As my wife said to me later, “Rob let us off the hook.” There are in this conclusion overtones of the very Lutheran answer that Rob suggested was not quite on point: Don’t worry if you are over-invested in your possessions. God can make salvation happen regardless of what we do or don't do. Jesus did not let the young man off the hook: He waited until the young man had gone to make his point about how nothing is impossible for God. The existential hook of the Gospel was preserved for the young man. But implied in Rob's conclusion was that we need not face such an existentially troubling problem.

Is that enough said? Is all Jesus' talk (e.g., here and in the Sermon on the Mount/Plain) just meant, in terms of the classic satire of Lutheran ethics, to suggest that there’s nothing we can do, so relax because there’s nothing to do? Or, an even worse parody, is Jesus’ talk about the need for holy living merely “aspirational” or (in lawyer talk) “precatory” – good advice, but not finally existentially demanding? Since there’s nothing we can do to be saved, does it ultimately not matter how we live?

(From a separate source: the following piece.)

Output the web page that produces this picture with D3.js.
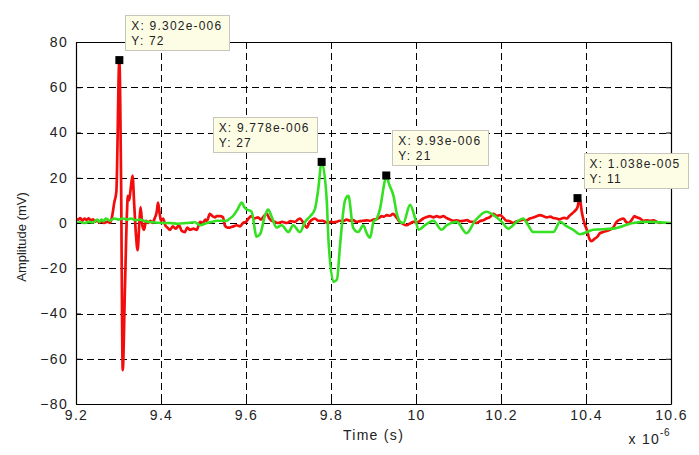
<!DOCTYPE html>
<html>
<head>
<meta charset="utf-8">
<script src="https://cdn.jsdelivr.net/npm/d3@7"></script>
<style>
  html, body { margin: 0; padding: 0; background: #fff; }
  svg { display: block; }
  .tick text { font-family: "Liberation Sans", Arial, sans-serif; font-size: 14px; letter-spacing: 1.3px; fill: #222; }
</style>
</head>
<body>
<svg id="chart" width="699" height="455"></svg>
<script>
// ---- data (time in microseconds, amplitude in mV) ----
const redT = [9.200,9.205,9.210,9.215,9.220,9.225,9.230,9.235,9.240,9.245,9.250,9.255,9.260,9.265,9.270,9.275,9.280,9.285,9.290,9.295,9.302,9.306,9.310,9.315,9.320,9.322,9.325,9.328,9.333,9.337,9.341,9.345,9.349,9.352,9.356,9.360,9.365,9.370,9.375,9.380,9.385,9.390,9.393,9.397,9.400,9.405,9.410,9.415,9.421,9.428,9.435,9.442,9.449,9.456,9.462,9.468,9.476,9.484,9.492,9.499,9.504,9.508,9.515,9.521,9.527,9.531,9.539,9.546,9.550,9.556,9.562,9.570,9.578,9.586,9.593,9.600,9.606,9.613,9.620,9.628,9.635,9.642,9.649,9.655,9.660,9.668,9.675,9.685,9.696,9.705,9.715,9.722,9.727,9.735,9.743,9.750,9.756,9.762,9.770,9.781,9.787,9.793,9.800,9.806,9.813,9.820,9.828,9.837,9.845,9.852,9.860,9.868,9.876,9.884,9.892,9.900,9.908,9.915,9.919,9.925,9.931,9.939,9.946,9.954,9.962,9.970,9.978,9.986,9.994,10.002,10.010,10.017,10.025,10.033,10.041,10.049,10.056,10.064,10.072,10.080,10.088,10.096,10.104,10.112,10.120,10.127,10.135,10.143,10.150,10.158,10.166,10.174,10.182,10.190,10.198,10.206,10.213,10.221,10.228,10.236,10.244,10.252,10.260,10.268,10.276,10.284,10.292,10.300,10.308,10.316,10.323,10.331,10.338,10.343,10.349,10.355,10.360,10.366,10.372,10.380,10.385,10.390,10.396,10.402,10.408,10.413,10.420,10.427,10.433,10.440,10.448,10.456,10.464,10.472,10.480,10.488,10.494,10.500,10.508,10.514,10.519,10.527,10.535,10.543,10.551,10.559,10.566,10.574,10.582,10.590];
const redV = [2,1.5,2.2,1,2,1.4,2.1,1,1.6,0.6,1.2,0.2,0.7,0,0.3,0.6,0,3,9,14,72,20,-65,-30,5,12,10,14,21,8,-5,-12,0,7,-1,-3,1,0,1,0,2,5,9,4,1,2,-1,-2,-3,-1.5,-2.5,-1,-3.5,-4,-2,-3,-2.5,-3,0.5,0,1.5,1,4,3,2.5,3,3,2.5,-1,-2,-2,-1.5,-1,-1.5,0,0.5,2,3,2,2.5,1.5,3,4,2,1,0.5,0,0.5,0,0.8,0.5,1.5,2,0,-2,0.5,1.5,2,1,1,0.3,0,0.6,0.3,0.5,1,0.8,1.5,1,1.3,0.5,0.8,1,1.2,1,1.5,1.8,2.5,3,2.8,3.5,3.2,4,2.5,0.5,-0.5,-1,-0.2,0.5,0.3,1,2,2.6,3,2.5,3,2.6,3,2.2,1.5,1,1.2,0.8,1,1.3,0.6,0.5,0,0.8,1.2,2,2.6,4,3.2,3.5,2.2,1,0.8,0,0.6,1,1.5,1.2,2,2.4,3,3.5,3,2.5,2.8,2.2,2,1.6,2,2.3,2,3,4,5,7,11,5,0,-3,-7,-8,-7,-6,-4.5,-4,-3.5,-3,-2,0.5,1.5,2,0.5,0,1.5,3,2.5,2,1,1.2,1,1.2,0.6,0];

const greenT = [9.200,9.210,9.220,9.230,9.240,9.250,9.255,9.260,9.265,9.270,9.280,9.290,9.300,9.310,9.320,9.330,9.340,9.350,9.360,9.370,9.380,9.400,9.420,9.440,9.460,9.480,9.492,9.508,9.520,9.531,9.545,9.555,9.562,9.569,9.580,9.590,9.596,9.602,9.613,9.625,9.633,9.645,9.652,9.660,9.672,9.684,9.700,9.711,9.727,9.739,9.751,9.762,9.770,9.778,9.790,9.794,9.806,9.814,9.821,9.833,9.841,9.852,9.864,9.876,9.884,9.892,9.900,9.908,9.915,9.927,9.930,9.937,9.947,9.955,9.963,9.970,9.986,9.998,10.006,10.021,10.041,10.060,10.072,10.096,10.119,10.139,10.166,10.186,10.202,10.217,10.237,10.252,10.264,10.276,10.323,10.339,10.355,10.370,10.386,10.417,10.464,10.511,10.543,10.600];
const greenV = [0,0.3,0,0.5,0.2,1.5,0.5,1.5,0.8,2,1,2,1.5,2,1.5,2,1.2,1.5,1,0.5,0.3,0,0,-0.3,0,0.3,-1,0,0.5,1,1,1,2,3,6,9,7,6,5,-6,-5,3.5,6,3,-2,-1,-4,-1,-4,0.5,3,6,15,27,10,-7.5,-26,-25,-10.5,10,12,-2,-4,-1,-4.5,-6.5,0.5,2,6,19,21,17,12,4,0.5,0,8,2,-3,-1,1,-3,-1,0.5,-4.5,1,5,3,0.5,-2.5,0.5,2,-1,-4,-4,0.5,-1.5,-3,-5,-3,-2.5,0,0.5,0];

const xTicks = [9.2,9.4,9.6,9.8,10,10.2,10.4,10.6];
const xTickLabels = ["9.2","9.4","9.6","9.8","10","10.2","10.4","10.6"];
const yTicks = [-80,-60,-40,-20,0,20,40,60,80];

const tipX = [9.302, 9.778, 9.93, 10.38];
const tipY = [72, 27, 21, 11];
const tipLabelX = ["X: 9.302e-006","X: 9.778e-006","X: 9.93e-006","X: 1.038e-005"];
const tipLabelY = ["Y: 72","Y: 27","Y: 21","Y: 11"];
const tipFlip = [false, true, false, false];

// ---- layout ----
const L = 76, R = 671, T = 42, B = 404;
const svg = d3.select("#chart");
const x = d3.scaleLinear().domain([9.2, 10.6]).range([L, R]);
const y = d3.scaleLinear().domain([-80, 80]).range([B, T]);

// grid
const grid = svg.append("g").attr("stroke", "#000").attr("stroke-width", 1).attr("stroke-dasharray", "7,4");
grid.selectAll("line.v").data(xTicks.slice(1, -1)).join("line")
  .attr("x1", d => Math.round(x(d)) + 0.5).attr("x2", d => Math.round(x(d)) + 0.5)
  .attr("y1", T).attr("y2", B);
grid.selectAll("line.h").data(yTicks.slice(1, -1)).join("line")
  .attr("x1", L).attr("x2", R)
  .attr("y1", d => Math.round(y(d)) + 0.5).attr("y2", d => Math.round(y(d)) + 0.5);

// clip
svg.append("clipPath").attr("id", "clip").append("rect")
  .attr("x", L).attr("y", T).attr("width", R - L).attr("height", B - T);

const line = d3.line().x(d => x(d[0])).y(d => y(d[1])).curve(d3.curveMonotoneX);
const plot = svg.append("g").attr("clip-path", "url(#clip)");
plot.append("path").datum(redT.map((t, i) => [t, redV[i]]))
  .attr("d", line).attr("fill", "none").attr("stroke", "#f20c0c")
  .attr("stroke-width", 2.7).attr("stroke-linejoin", "round");
plot.append("path").datum(greenT.map((t, i) => [t, greenV[i]]))
  .attr("d", line).attr("fill", "none").attr("stroke", "#33e022")
  .attr("stroke-width", 2.6).attr("stroke-linejoin", "round");

// axes (ticks inside, box)
const fmtX = d => xTickLabels[xTicks.indexOf(d)];
svg.append("g").attr("transform", `translate(0,${B})`)
  .call(d3.axisBottom(x).tickValues(xTicks).tickFormat(fmtX).tickSizeInner(-5).tickSizeOuter(0).tickPadding(6));
svg.append("g").attr("transform", `translate(${L},0)`)
  .call(d3.axisLeft(y).tickValues(yTicks).tickSizeInner(-5).tickSizeOuter(0).tickPadding(8));
svg.append("g").attr("transform", `translate(0,${T})`)
  .call(d3.axisTop(x).tickValues(xTicks).tickFormat("").tickSizeInner(-5).tickSizeOuter(0));
svg.append("g").attr("transform", `translate(${R},0)`)
  .call(d3.axisRight(y).tickValues(yTicks).tickFormat("").tickSizeInner(-5).tickSizeOuter(0));
svg.selectAll(".domain").attr("stroke", "#000").attr("stroke-width", 1.2);
svg.selectAll(".tick line").attr("stroke", "#000");

// axis titles
const font = '"Liberation Sans", Arial, sans-serif';
svg.append("text").attr("x", (L + R) / 2).attr("y", 440).attr("text-anchor", "middle")
  .attr("font-family", font).attr("font-size", 14).attr("letter-spacing", "1.3px").attr("fill", "#222")
  .text("Time (s)");
svg.append("text").attr("transform", `translate(26,${(T + B) / 2 + 14}) rotate(-90)`).attr("text-anchor", "middle")
  .attr("font-family", font).attr("font-size", 13).attr("fill", "#222")
  .text("Amplitude (mV)");
const ex = svg.append("text").attr("x", R - 1).attr("y", 444).attr("text-anchor", "end")
  .attr("font-family", font).attr("font-size", 14).attr("letter-spacing", "1.3px").attr("fill", "#222");
ex.append("tspan").text("x 10");
ex.append("tspan").attr("dy", -8).attr("font-size", 10).attr("letter-spacing", "0.5px").text("-6");

// datatips
tipX.forEach((tx, i) => {
  const px = x(tx), py = y(tipY[i]);
  svg.append("rect").attr("x", px - 4).attr("y", py - 4).attr("width", 8).attr("height", 8).attr("fill", "#000");
  const g = svg.append("g");
  const rect = g.append("rect").attr("fill", "#fdfde6").attr("stroke", "#c6c6bc").attr("stroke-width", 1);
  const t1 = g.append("text").attr("font-family", font).attr("font-size", 12).attr("letter-spacing", "1.2px")
    .attr("fill", "#222").text(tipLabelX[i]);
  const t2 = g.append("text").attr("font-family", font).attr("font-size", 12).attr("letter-spacing", "1.2px")
    .attr("fill", "#222").text(tipLabelY[i]);
  const w = Math.max(t1.node().getComputedTextLength(), t2.node().getComputedTextLength()) + 13;
  const h = 35;
  const bx = tipFlip[i] ? px - 5 - w : px + 6;
  const by = py - 10 - h;
  rect.attr("x", Math.round(bx) + 0.5).attr("y", Math.round(by) + 0.5).attr("width", Math.round(w)).attr("height", h);
  t1.attr("x", bx + 6).attr("y", by + 15);
  t2.attr("x", bx + 6).attr("y", by + 30);
});
</script>
</body>
</html>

What’s missing from this approach – and from Rob’s sermon – is the recognition, affirmation, and integration that “with God,” giving up the stuff of this earth is not impossible. Because the same Jesus who deterred that rich young (earnest, sincere) man is the same Jesus risen from the dead, we are ABLE to reduce our dependency on material, spiritual, emotional, and other “stuff” that trips us up on our duty to and journey of following Jesus. If the Gospel is true, we can sell all (OK, as I note below, I’ll compromise on that “all”) that we have and give it to the poor and then follow Jesus. And this is so, not so that we can somehow “earn” eternal life (for that has already been given), but because Jesus lives. Because Jesus was raised, not only are the commands of the Lord binding, but they are also possible.

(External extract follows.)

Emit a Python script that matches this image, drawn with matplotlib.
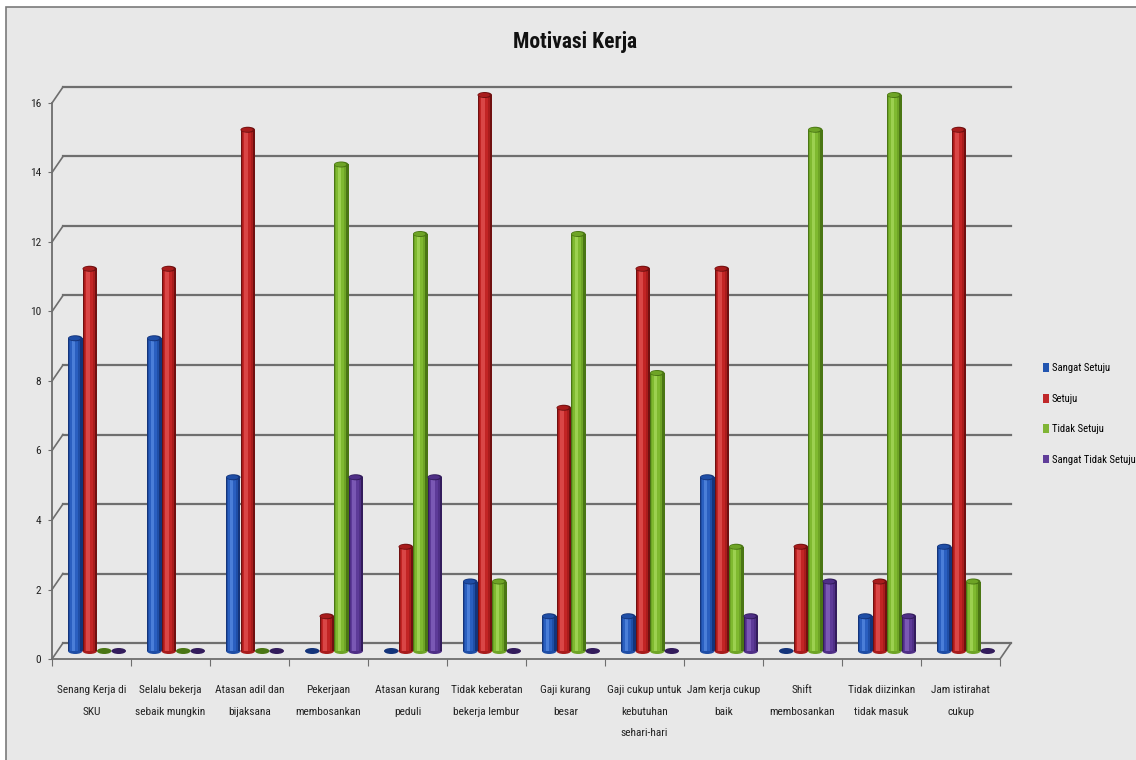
import warnings
import matplotlib
matplotlib.use("Agg")
import matplotlib.pyplot as plt
from matplotlib import font_manager
from matplotlib.font_manager import FontProperties
from matplotlib.textpath import TextToPath
from matplotlib.patches import Rectangle, Ellipse, Patch
import numpy as np

warnings.filterwarnings("ignore")

# data
categories = [
    "Senang Kerja di\nSKU",
    "Selalu bekerja\nsebaik mungkin",
    "Atasan adil dan\nbijaksana",
    "Pekerjaan\nmembosankan",
    "Atasan kurang\npeduli",
    "Tidak keberatan\nbekerja lembur",
    "Gaji kurang\nbesar",
    "Gaji cukup untuk\nkebutuhan\nsehari-hari",
    "Jam kerja cukup\nbaik",
    "Shift\nmembosankan",
    "Tidak diizinkan\ntidak masuk",
    "Jam istirahat\ncukup",
]
sangat_setuju = [9, 9, 5, 0, 0, 2, 1, 1, 5, 0, 1, 3]
setuju = [11, 11, 15, 1, 3, 16, 7, 11, 11, 3, 2, 15]
tidak_setuju = [0, 0, 0, 14, 12, 2, 12, 8, 3, 15, 16, 2]
sangat_tidak_setuju = [0, 0, 0, 5, 5, 0, 0, 0, 1, 2, 1, 0]
series_names = ["Sangat Setuju", "Setuju", "Tidak Setuju", "Sangat Tidak Setuju"]
y_ticks = [0, 2, 4, 6, 8, 10, 12, 14, 16]

series_values = [sangat_setuju, setuju, tidak_setuju, sangat_tidak_setuju]
# (dark edge, body, lighter, highlight)
shades = [
    ("#14347a", "#1f4ea6", "#2a5fc0", "#4a7ed8"),
    ("#701010", "#a81c1c", "#c22424", "#d94646"),
    ("#4a7614", "#6ea426", "#7fb930", "#9cd050"),
    ("#331c5c", "#4f2f86", "#5d3a98", "#7a58b4"),
]
legend_colors = ["#2255b0", "#c0282a", "#80b535", "#603d99"]

# pick the installed sans face closest to the squeezed Calibri of the original
t2p = TextToPath()


def text_px(text, prop):
    w, h, d = t2p.get_text_width_height_descent(text, prop, ismath=False)
    return w * 100 / 72, (h - d) * 100 / 72


bases = ["DejaVu Sans", "Liberation Sans", "Noto Sans", "Roboto", "Open Sans", "Lato", "Inter"]
suffixes = ["", " Narrow", " Condensed", " SemiCondensed", " ExtraCondensed",
            " Semi Condensed", " Extra Condensed"]
allowed = {b + s for b in bases for s in suffixes}

weights = {}
for f in font_manager.fontManager.ttflist:
    if f.name not in allowed or f.style != "normal":
        continue
    wt = f.weight if isinstance(f.weight, int) else font_manager.weight_dict.get(f.weight, 400)
    weights.setdefault((f.name, str(f.stretch)), set()).add(wt)

best = (99, "DejaVu Sans", "normal")
for (name, stretch), wts in sorted(weights.items()):
    if not (400 in wts and any(w >= 600 for w in wts)):
        continue
    p = FontProperties(family=name, stretch=stretch, size=10)
    w, _ = text_px("Senang Kerja di", p)
    _, cap = text_px("H", p)
    if cap <= 0 or w <= 0:
        continue
    score = abs(w / cap - 6.2)
    if score < best[0]:
        best = (score, name, stretch)
_, FAMILY, STRETCH = best
plt.rcParams["font.family"] = [FAMILY, "DejaVu Sans"]
plt.rcParams["font.stretch"] = STRETCH


def size_for(text, target_px, weight="normal"):
    p = FontProperties(family=FAMILY, stretch=STRETCH, size=10, weight=weight)
    w, _ = text_px(text, p)
    return 10 * target_px / w


fs_lbl = size_for("Senang Kerja di", 70)
fs_leg = size_for("Sangat Setuju", 58)
fs_title = size_for("Motivasi Kerja", 124, "bold")
_, l_asc = text_px("lp", FontProperties(family=FAMILY, stretch=STRETCH, size=fs_lbl))

W, H = 1136, 760
fig = plt.figure(figsize=(W / 100, H / 100), dpi=100)
fig.patch.set_facecolor("white")
fig.add_artist(Rectangle((6 / W, -0.05), 1.0, 1 - 7 / H + 0.05, transform=fig.transFigure,
                         facecolor="#e8e8e8", edgecolor="#7a7a7a", linewidth=1.2, zorder=0))

ax = fig.add_axes([52 / W, (H - 659) / H, 948 / W, 556 / H])
ax.set_autoscale_on(False)
ax.set_xlim(0, 12)
ax.set_ylim(0, 16)
ax.patch.set_alpha(0)

grid_c = "#6e6e6e"
n = len(categories)
# 3d depth in data units (pixel offsets of the back wall)
DX = 11 / (948 / n)
DY = 16 / (556 / 16)
BW = 14.5 / (948 / n)
EH = 6 / (556 / 16)

# back wall gridlines + connectors
for v in y_ticks:
    ax.plot([DX, n + DX], [v + DY, v + DY], color=grid_c, lw=1.6, clip_on=False, zorder=1)
    ax.plot([0, DX], [v, v + DY], color=grid_c, lw=1.2, clip_on=False, zorder=1)
ax.plot([n, n + DX], [0, DY], color=grid_c, lw=1.2, clip_on=False, zorder=1)

centers = np.arange(n) + 0.5
layers = [(1.0, 0.0), (0.78, -0.04), (0.55, -0.08), (0.25, -0.12)]
for j, vals in enumerate(series_values):
    vals = np.array(vals, dtype=float)
    xc = centers + (j - 1.5) * BW + DX / 2
    dark, body, lighter, hi = shades[j]
    z = 3 + j
    for k, (frac, off) in enumerate(layers):
        ax.bar(xc + off * BW, vals, width=frac * BW, bottom=DY / 2,
               color=(dark, body, lighter, hi)[k], linewidth=0, zorder=z + 0.1 * k,
               clip_on=False)
    for x, v in zip(xc, vals):
        if v > 0:
            ax.add_patch(Ellipse((x, DY / 2), BW, EH, facecolor=body, edgecolor="none",
                                 zorder=z - 0.05, clip_on=False))
            ax.add_patch(Ellipse((x, v + DY / 2), BW, EH, facecolor=dark, edgecolor="none",
                                 zorder=z + 0.5, clip_on=False))
            ax.add_patch(Ellipse((x - 0.05 * BW, v + DY / 2), BW * 0.8, EH * 0.7, facecolor=body,
                                 edgecolor="none", zorder=z + 0.55, clip_on=False))
        else:
            ax.add_patch(Ellipse((x, DY / 2), BW, EH, facecolor=dark, edgecolor="none",
                                 zorder=z + 0.5, clip_on=False))

for side in ["top", "right"]:
    ax.spines[side].set_visible(False)
for side in ["left", "bottom"]:
    ax.spines[side].set_color(grid_c)
    ax.spines[side].set_linewidth(1.3)

ax.set_yticks(y_ticks)
ax.tick_params(axis="y", direction="out", length=3, color=grid_c, labelsize=fs_lbl,
               labelcolor="#222222", pad=5)
ax.set_xticks(np.arange(n + 1))
ax.set_xticklabels([])
ax.set_xticks(centers, minor=True)
ax.set_xticklabels(categories, minor=True)
ax.tick_params(axis="x", which="major", direction="out", length=5, color=grid_c)
ax.tick_params(axis="x", which="minor", length=0, pad=19, labelsize=fs_lbl, labelcolor="#222222")
for lbl in ax.get_xticklabels(minor=True):
    lbl.set_linespacing(0.97 * 21.5 / l_asc)
    lbl.set_verticalalignment("top")

fig.text(575 / W, 1 - 42 / H, "Motivasi Kerja", ha="center", va="center",
         fontsize=fs_title, fontweight="bold", color="#111111")

handles = [Patch(facecolor=c, edgecolor="none") for c in legend_colors]
fig.legend(handles, series_names, loc="center left", bbox_to_anchor=(1043 / W, 1 - 414 / H),
           frameon=False, fontsize=fs_leg, handlelength=0.55, handleheight=0.9,
           handletextpad=0.3, labelspacing=(31 / (fs_leg * 100 / 72)) - 1.0,
           borderaxespad=0, borderpad=0)

fig.savefig("out.png", dpi=100)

Now, I admit that we live in the in-between times, so “perfect obedience” to the law of God is impossible – and, even with God’s help, unlikely – because Sin continues to have some power in the world (even in its death throes begun with the Resurrection). But by virtue of baptism and the power of the Holy Spirit which baptism bestows, we are already (in anticipation of the final times) empowered to grow in grace, to grow in our ability to live in faithfulness, to do what is impossible. Furthermore, because of the company we keep – viz., the very continuing Body of Christ in the world – we are encouraged, upheld, corrected, reconciled, et.al., to live the life that God the Father intends. We are made holy – not just in some theoretical or forensic way, but in earthy and practical ways. We have, for example, available to us the service of the Holy Spirit to address our financial insecurities so that we worry less about remaining financially “liquid” and more about sharing our wealth with those who are not as wealthy as we.

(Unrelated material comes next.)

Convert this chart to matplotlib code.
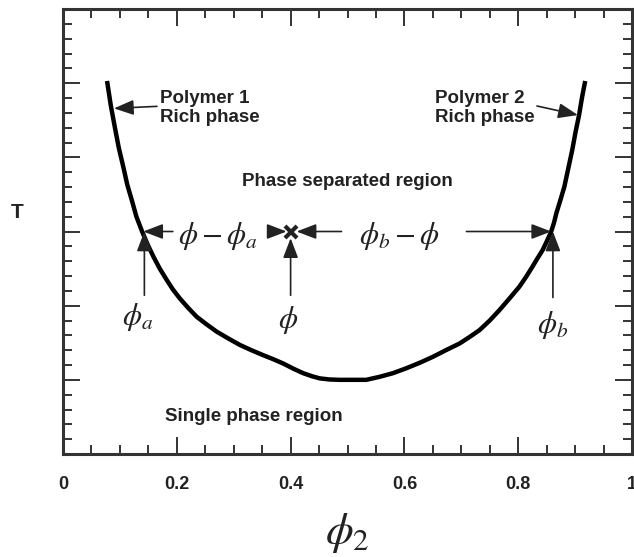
import numpy as np
import matplotlib.pyplot as plt
from matplotlib.ticker import MultipleLocator

plt.rcParams['font.family'] = ['Liberation Sans', 'DejaVu Sans']
plt.rcParams['mathtext.fontset'] = 'stix'

# Coexistence curve (phi_2, T in arbitrary units)
phi2 = [0.078, 0.084, 0.091, 0.098, 0.106, 0.113, 0.121, 0.129, 0.139, 0.149,
        0.159, 0.170, 0.182, 0.193, 0.205, 0.220, 0.235, 0.252, 0.270, 0.290,
        0.311, 0.331, 0.351, 0.369, 0.387, 0.405, 0.422, 0.437, 0.451, 0.468,
        0.486, 0.533, 0.556, 0.580, 0.603, 0.627, 0.650, 0.673, 0.697, 0.715,
        0.732, 0.750, 0.767, 0.785, 0.802, 0.814, 0.825, 0.834, 0.843, 0.851,
        0.858, 0.863, 0.867, 0.874, 0.881, 0.888, 0.895, 0.901, 0.907, 0.912,
        0.917]
temp = [5.00, 4.70, 4.41, 4.13, 3.87, 3.63, 3.42, 3.20, 3.00, 2.82,
        2.66, 2.50, 2.35, 2.22, 2.10, 1.97, 1.85, 1.75, 1.65, 1.56,
        1.47, 1.40, 1.335, 1.28, 1.22, 1.15, 1.09, 1.05, 1.02, 1.005,
        1.00, 1.00, 1.04, 1.09, 1.155, 1.23, 1.31, 1.40, 1.49, 1.58,
        1.67, 1.80, 1.94, 2.10, 2.255, 2.39, 2.525, 2.64, 2.75, 2.88,
        3.00, 3.12, 3.245, 3.42, 3.60, 3.85, 4.10, 4.35, 4.57, 4.80,
        5.00]

phi_a, phi_b, phi_mix = 0.139, 0.858, 0.40
t_line = 3.0

fig = plt.figure(figsize=(6.34, 5.57), dpi=100)
ax = fig.add_axes([63 / 634, 103 / 557, 569 / 634, 445 / 557])

ax.plot(phi2, temp, color='black', lw=3.2, solid_joinstyle='round')

ax.set_xlim(0, 1)
ax.set_ylim(0, 6)
ax.xaxis.set_minor_locator(MultipleLocator(0.05))
ax.yaxis.set_major_locator(MultipleLocator(1))
ax.yaxis.set_minor_locator(MultipleLocator(0.2))
ax.set_xticks([0, 0.2, 0.4, 0.6, 0.8, 1.0])
ax.set_xticklabels(['0', '0.2', '0.4', '0.6', '0.8', '1'], fontweight='bold')
ax.tick_params(which='both', direction='in', top=True, right=True,
               color='#333333', width=1.4)
ax.tick_params(which='major', length=12.5, pad=16, labelsize=13,
               labelcolor='#222222')
ax.tick_params(which='minor', length=6.5)
ax.tick_params(axis='y', labelleft=False)
for s in ax.spines.values():
    s.set_linewidth(2.2)
    s.set_color('#333333')

fig.text(17 / 634, 1 - 213 / 557, 'T', fontsize=15, fontweight='bold',
         ha='center', va='center', color='#222222')
fig.text(347 / 634, 1 - 533 / 557, r'$\phi_2$', fontsize=32,
         ha='center', va='center', color='#222222')

arrow = dict(arrowstyle='-|>,head_length=0.6,head_width=0.23',
             mutation_scale=20, color='#222222', lw=1.2,
             shrinkA=0, shrinkB=0)

# region labels
txt = dict(fontsize=13.5, fontweight='bold', color='#222222')
ax.annotate('Polymer 1\nRich phase', xy=(0.0895, 4.66), xytext=(0.170, 4.91),
            va='top', ha='left', arrowprops=dict(arrow, relpos=(-0.02, 0.55)),
            **txt)
ax.annotate('Polymer 2\nRich phase', xy=(0.905, 4.57), xytext=(0.653, 4.91),
            va='top', ha='left', arrowprops=dict(arrow, relpos=(0.96, 0.6)),
            **txt)
ax.text(0.50, 3.67, 'Phase separated region', ha='center', va='center', **txt)
ax.text(0.179, 0.50, 'Single phase region', ha='left', va='center', **txt)

# lever rule arrows
ax.annotate('', xy=(phi_a + 0.002, t_line), xytext=(0.193, t_line), arrowprops=arrow)
ax.annotate('', xy=(0.393, t_line), xytext=(0.363, t_line), arrowprops=arrow)
ax.annotate('', xy=(0.4105, t_line), xytext=(0.4895, t_line), arrowprops=arrow)
ax.annotate('', xy=(phi_b, t_line), xytext=(0.709, t_line), arrowprops=arrow)
ax.plot([phi_mix], [t_line], marker='x', color='#222222', ms=9, mew=3)

ax.annotate('', xy=(phi_a + 0.004, t_line), xytext=(phi_a + 0.004, 2.14), arrowprops=arrow)
ax.annotate('', xy=(phi_mix, 2.91), xytext=(phi_mix, 2.14), arrowprops=arrow)
ax.annotate('', xy=(phi_b + 0.003, t_line), xytext=(phi_b + 0.003, 2.11), arrowprops=arrow)

sym = dict(fontsize=22, color='#222222', ha='center', va='baseline')
ax.text(0.272, 2.83, r'$\phi - \phi_a$', **sym)
ax.text(0.591, 2.83, r'$\phi_b - \phi$', **sym)
ax.text(0.131, 1.74, r'$\phi_a$', **sym)
ax.text(0.395, 1.70, r'$\phi$', **sym)
ax.text(0.860, 1.63, r'$\phi_b$', **sym)

fig.savefig('out.png', dpi=100)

The call to repentance and belief (which is what Jesus was calling the rich young man to) is not a call to hang in there, doing what we’re doing, counting on God to look the other way(or at least hoping he does), to change his mind, to re-think his commandments. It is, instead, the call to lay hold of the power of God precisely to live as he has set out the way. The people of God are a holy people – “holy,” not just by virtue of his claiming them (a conviction I do not deny), but “holy,” too, because in them He has invested his Spirit that they might be his reflection, his image, in the world. We are the Body of Christ, not just in metaphorical terms, but in actual, literal, and “real” terms.

It is not impossible: We are not prevented from being a holy people; we can give up (at least much of) what we own and give the proceeds to the poor – or even give that very “stuff” to the poor – and follow Jesus. (A serious question, of course, is whether we can retain hold and ownership of our stuff and yet follow Jesus: It is difficult, per Jesus, to be wealthy and to enter the kingdom of heaven. And that we are all wealthy is, I think, indisputable. It may be that to raise the question at all is to deny that we wish eternal life -- except, that is, on our own terms.)

Nothing that I have said denies anything that Rob said in his sermon. But my concern is that such “free grace” preaching hardens hearts – or at least leaves space for Satan to harden hearts – to the radical demands of God that his people be holy even as he is holy. It requires no real death, no metanoia, no difference. And that, my brothers and sisters, is cheap grace – which Bonhoeffer ought to have convinced us is not Gospel, no matter how secure and comfortable it makes us feel. And “cheap grace” leaves us in our damned old condition.

Of better news is that the grace of God has been released in the world (together with or as the Spirit of God) to redeem us, lost and condemned creatures, and to make us into the Body of Christ, the very means of bringing the Gospel to the world.

And as much as I enjoyed the journey on which Rob took our congregation, that’s the direction I wish he had pointed and pushed us.

A final, personal note to Rob, if you read this: Of course, one cannot say everything in a sermon, and I am holding you to what may be an unreasonably high standard. I acknowledge that. You have given me the launching pad for my criticism of most preaching I hear in the Church today -- preaching that ignores the fundamental power of the Spirit to make the Church the Church, in favor of a lame feel-good, pseudo-psychology. You are in no way particularly guilty of that problem (in fact, I’d say you are much less inclined than most I hear!). So please try to take this commentary in the spirit in which I offer it, but poorly express it – a plea for more Lutheran reflection on holiness or sanctification!